Nous venons d’exposer l’histoire de la formation des tourbières hautes et des tourbières basses ; mais cette constitution originelle des faits a été remaniée, bouleversée par d’autres agens de la nature. Les incendies de forêts, les débordemens de fleuves, les invasions et les mouvemens de la mer ont exercé, dans le cours des siècles, des changemens qui ont laissé des traces.

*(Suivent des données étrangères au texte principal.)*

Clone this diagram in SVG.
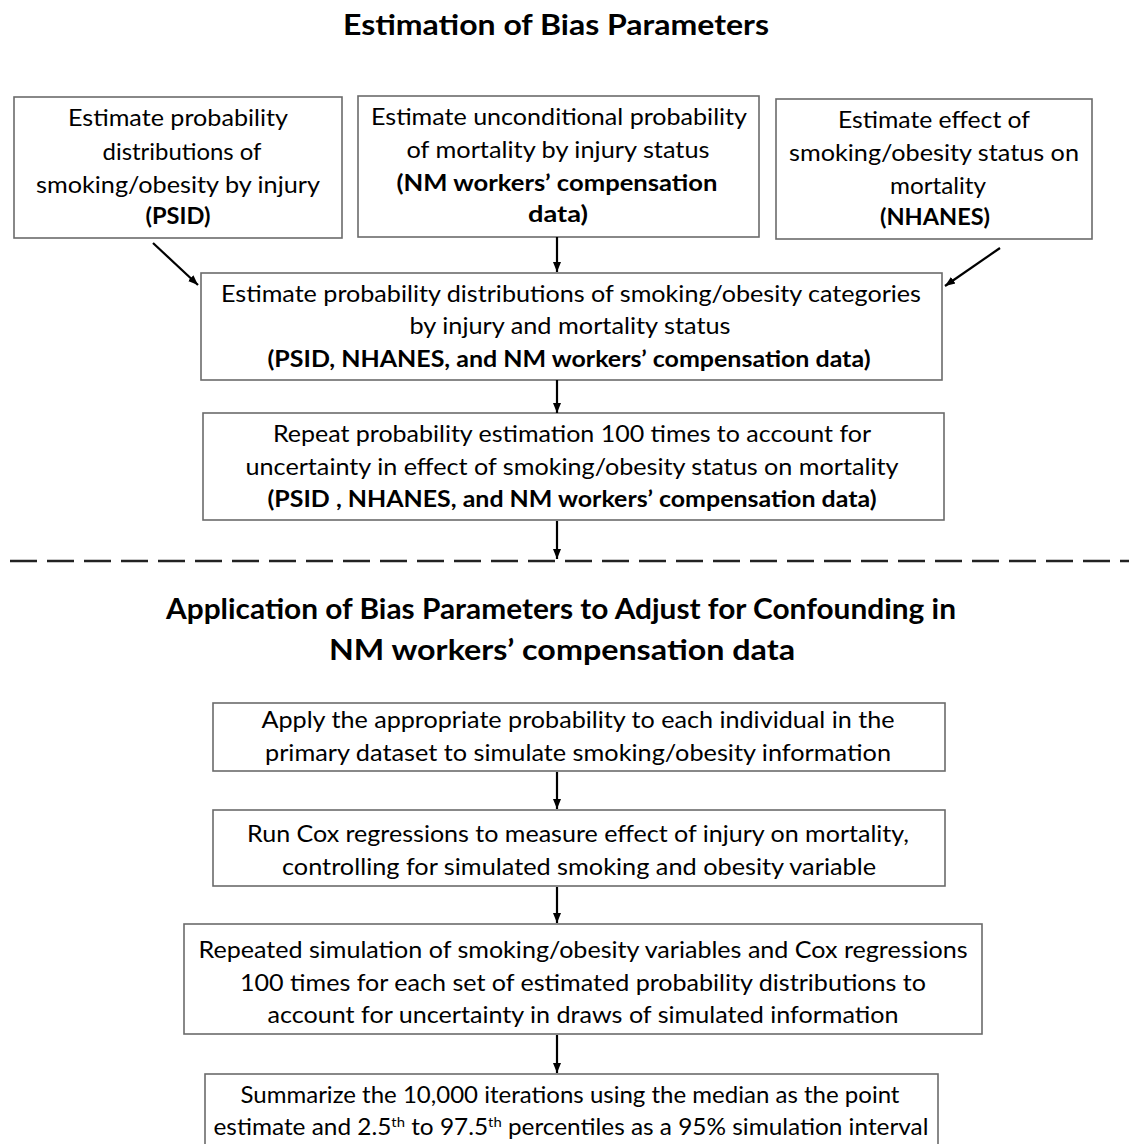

Le Rhin a longtemps cherché et plusieurs fois perdu son embouchure. C’est un fait attesté dans les Pays-Bas par la présence des terrains d’alluvion. Quand le cours des eaux était rapide, d’anciennes tourbières hautes ont été emportées, charriées à distance du lieu de leur formation, converties en tourbières basses. Dans les endroits au contraire où le fleuve voyageur, au cours lent et paresseux, traînait, pour ainsi dire, ses eaux, les tourbières basses ont été revêtues d’une couche d’argile[1]. Enfin la mer n’est pas demeurée tranquille. Les tourbières de la Zélande ont été autrefois couvertes par les vagues. Les habitans de ces îles ont longtemps extrait du sel des cendres de la tourbe ; ils ne renoncèrent à une telle industrie, source de grandes richesses, que dans les derniers siècles, où cet objet de commerce fut apporté de l’Espagne et de la France à vil prix. Dans les dunes de la Hollande, j’ai rencontré plus d’une fois, sous le sable, des champs de tourbe que la culture mettait à nu, et dont on retirait des troncs d’arbres presque tout entiers. Ces tourbières des dunes se prolongent très avant sous la mer. Quiconque se promène le long des côtes peut ramasser, presque à chaque pas, des rouleaux de tourbe à divers états

  1. Dans l’île d’Ode, au milieu du Zuiderzee, en trouve des tourbières voilées par une semblable couche d’argile, l’analyse microscopique a découvert dans cette terre limoneuse des infusoires d’eau douce. On est donc fondé à reconnaître ici l’ancien lit de l’Yssel, une branche du Rhin, qui coulait autrefois dans l’emplacement occupé maintenant par le Zuiderzée. L’île actuelle se trouvait dans la direction de ce lit.